Dataset extract
begin

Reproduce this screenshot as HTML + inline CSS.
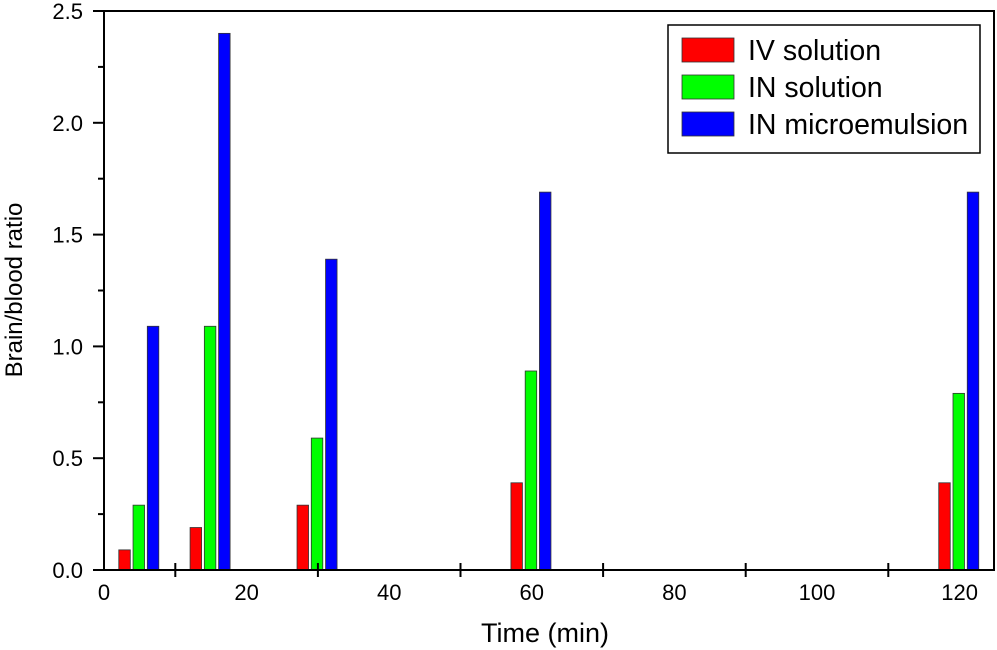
<!DOCTYPE html>
<html><head><meta charset="utf-8"><style>
html,body{margin:0;padding:0;background:#fff;}
svg{display:block;font-family:"Liberation Sans",sans-serif;}
</style></head><body>
<svg id="chart" width="997" height="650">
<g id="g"></g>
</svg>
<script>
const times=[5,15,30,60,120];
const ivSolution=[0.09,0.19,0.29,0.39,0.39];
const inSolution=[0.29,1.09,0.59,0.89,0.79];
const inMicro=[1.09,2.40,1.39,1.69,1.69];
const seriesNames=["IV solution","IN solution","IN microemulsion"];
const yTicks=[0.0,0.5,1.0,1.5,2.0,2.5];
const xTicks=[0,20,40,60,80,100,120];

const NS="http://www.w3.org/2000/svg";
const g=document.getElementById('g');
const L=104,R=994,T=11,B=570;
const xs=v=>L+(v)*7.13;
const ys=v=>B-(v/2.5)*(B-T);
function el(tag,attrs,parent){const e=document.createElementNS(NS,tag);for(const k in attrs)e.setAttribute(k,attrs[k]);(parent||g).appendChild(e);return e;}
const colors=["#ff0000","#00ff00","#0000ff"];
const offsets=[-2,0,2];
const all=[ivSolution,inSolution,inMicro];
all.forEach((arr,s)=>{arr.forEach((v,i)=>{
  const cx=xs(times[i]-0.12+offsets[s]);const w=11.5;
  const r=el('rect',{x:cx-w/2,y:ys(v),width:w,height:B-ys(v),fill:colors[s],stroke:"#333","stroke-width":0.8});
  
  
});});
const f=el('rect',{x:L,y:T,width:R-L,height:B-T,fill:"none",stroke:"#000","stroke-width":2});


for(let v=0;v<=2.5001;v+=0.25){
  const major=Math.abs(v*2-Math.round(v*2))<1e-6;
  el('line',{x1:L-(major?11:6),x2:L,y1:ys(v),y2:ys(v),stroke:"#000","stroke-width":2});
}
yTicks.forEach(v=>{
  const t=el('text',{x:83,y:ys(v)+8,"text-anchor":"end","font-size":22});
  t.textContent=v.toFixed(1);
  
  
});
for(let v=10;v<=110;v+=20){el('line',{x1:xs(v),x2:xs(v),y1:B-7,y2:B+7,stroke:"#000","stroke-width":2});}
xTicks.forEach(v=>{
  const t=el('text',{x:xs(v),y:600,"text-anchor":"middle","font-size":22});
  t.textContent=v;
  
  
});
const xt=el('text',{x:545,y:642,"text-anchor":"middle","font-size":27});
xt.textContent="Time (min)";


const yt=el('text',{x:0,y:0,"text-anchor":"middle","font-size":24,transform:"translate(22,290) rotate(-90)"});
yt.textContent="Brain/blood ratio";


const lg=el('g',{});


el('rect',{x:668,y:25,width:312,height:128,fill:"#fff",stroke:"#000","stroke-width":1.5},lg);
seriesNames.forEach((n,i)=>{
  const y=38+i*37;
  el('rect',{x:682,y:y,width:52,height:24,fill:colors[i],stroke:"#333","stroke-width":0.8},lg);
  const t=el('text',{x:748,y:y+22,"font-size":28.5},lg);
  t.textContent=n;
  
  
});
</script>
</body></html>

end

Work required
Quote the material exactly. Pictures stay out.

Right answer
Reproduce this screenshot as HTML + inline CSS.
<!DOCTYPE html>
<html><head><meta charset="utf-8"><style>
html,body{margin:0;padding:0;background:#fff;}
svg{display:block;font-family:"Liberation Sans",sans-serif;}
</style></head><body>
<svg id="chart" width="997" height="650">
<g id="g"></g>
</svg>
<script>
const times=[5,15,30,60,120];
const ivSolution=[0.09,0.19,0.29,0.39,0.39];
const inSolution=[0.29,1.09,0.59,0.89,0.79];
const inMicro=[1.09,2.40,1.39,1.69,1.69];
const seriesNames=["IV solution","IN solution","IN microemulsion"];
const yTicks=[0.0,0.5,1.0,1.5,2.0,2.5];
const xTicks=[0,20,40,60,80,100,120];

const NS="http://www.w3.org/2000/svg";
const g=document.getElementById('g');
const L=104,R=994,T=11,B=570;
const xs=v=>L+(v)*7.13;
const ys=v=>B-(v/2.5)*(B-T);
function el(tag,attrs,parent){const e=document.createElementNS(NS,tag);for(const k in attrs)e.setAttribute(k,attrs[k]);(parent||g).appendChild(e);return e;}
const colors=["#ff0000","#00ff00","#0000ff"];
const offsets=[-2,0,2];
const all=[ivSolution,inSolution,inMicro];
all.forEach((arr,s)=>{arr.forEach((v,i)=>{
  const cx=xs(times[i]-0.12+offsets[s]);const w=11.5;
  const r=el('rect',{x:cx-w/2,y:ys(v),width:w,height:B-ys(v),fill:colors[s],stroke:"#333","stroke-width":0.8});
  
  
});});
const f=el('rect',{x:L,y:T,width:R-L,height:B-T,fill:"none",stroke:"#000","stroke-width":2});


for(let v=0;v<=2.5001;v+=0.25){
  const major=Math.abs(v*2-Math.round(v*2))<1e-6;
  el('line',{x1:L-(major?11:6),x2:L,y1:ys(v),y2:ys(v),stroke:"#000","stroke-width":2});
}
yTicks.forEach(v=>{
  const t=el('text',{x:83,y:ys(v)+8,"text-anchor":"end","font-size":22});
  t.textContent=v.toFixed(1);
  
  
});
for(let v=10;v<=110;v+=20){el('line',{x1:xs(v),x2:xs(v),y1:B-7,y2:B+7,stroke:"#000","stroke-width":2});}
xTicks.forEach(v=>{
  const t=el('text',{x:xs(v),y:600,"text-anchor":"middle","font-size":22});
  t.textContent=v;
  
  
});
const xt=el('text',{x:545,y:642,"text-anchor":"middle","font-size":27});
xt.textContent="Time (min)";


const yt=el('text',{x:0,y:0,"text-anchor":"middle","font-size":24,transform:"translate(22,290) rotate(-90)"});
yt.textContent="Brain/blood ratio";


const lg=el('g',{});


el('rect',{x:668,y:25,width:312,height:128,fill:"#fff",stroke:"#000","stroke-width":1.5},lg);
seriesNames.forEach((n,i)=>{
  const y=38+i*37;
  el('rect',{x:682,y:y,width:52,height:24,fill:colors[i],stroke:"#333","stroke-width":0.8},lg);
  const t=el('text',{x:748,y:y+22,"font-size":28.5},lg);
  t.textContent=n;
  
  
});
</script>
</body></html>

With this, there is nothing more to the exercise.